Driving up Highway 31 in Kenosha County, I saw a plywood sign with a message in red spray paint: “FEMA $ GONE!” The brainwashing is instantaneous now, and the news media is little more than a platform serving content to eyeballs.
I saw TV news anchors asking FEMA reps what they were doing to counteract the propaganda. Wait – isn’t that the job of, I don’t know, maybe journalists? Isn’t the news media supposed to discover and report the truth?
Not so much anymore. Increasingly, they sit on the fence counting ad revenue from “both sides,” careful not to rock either boat.
The climate crisis and its increasing destruction are depressing enough. When you add this level of daily mindfucking, we may be completely doomed.
I walked zero miles this week.
Flexzilla Garden Hose
Big (1988)
Friday evening, for the second week in a row, my neighbors Angela and David hosted some people from the block in their backyard. David has a projector and a big portable screen. Big was one of Angela’s favorite movies as a kid, so that’s what we watched on a warm October night under the rustling leaves.
Big stars Tom Hanks, of course — but initially, his character Josh is a 12-year-old played by David Moscow. Frustrated over being too young, Josh’s wish to be “big” is granted by a mystical arcade fortune-telling machine, and he wakes up the next morning as fully-grown Tom Hanks, heads to New York City, lands a job, and soon attracts the interest of a woman.
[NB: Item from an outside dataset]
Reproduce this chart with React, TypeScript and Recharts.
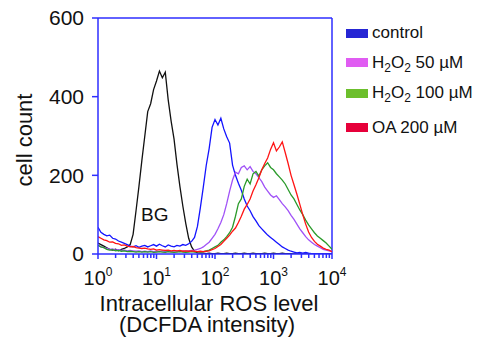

It’s the sort of situation that might be the basis for an episode of Bewitched, extended to movie length and directed by Penny Marshall — who, we learned during this viewing party, was distantly related to our neighbor Tanya.
It’s a sweet movie. Hanks does pretty well playing naivete.
Mostly, it was nice to spend some more time with neighbors in their mini drive-in theater under the moon, and amid the neighborhood fireworks and sirens.
When Big ended, David was able to get the screen down and put away minutes before a cold front arrived and the chilly wind blasted our block.
Funny Girl (1968)
Saturday night at my mom’s, we chose Funny Girl from her cloud closet of movies DVR’d from TCM. The 1968 musical features Barbra Streisand as Fanny Brice, the comedian, singer, and actress who starred on stage, screen, and radio through the first half of the 20th century. Mom was especially familiar with Brice on the radio as Baby Snooks.
Funny Girl is not an entirely accurate biography, but it gives you the general outline of Brice’s relationship with suave gambler Nicky Arnstein set against her arduous climb to stardom. Baby Snooks is barely mentioned. Most of the focus is on the Ziegfeld Follies.
The plot plods along. The songs are alright. But Streisand’s performance is solid gold. Her energy and humor crackle and her singing is extra enough to breathe life into an otherwise routine show. She carries the whole thing and wins the two-and-a-half-hour marathon.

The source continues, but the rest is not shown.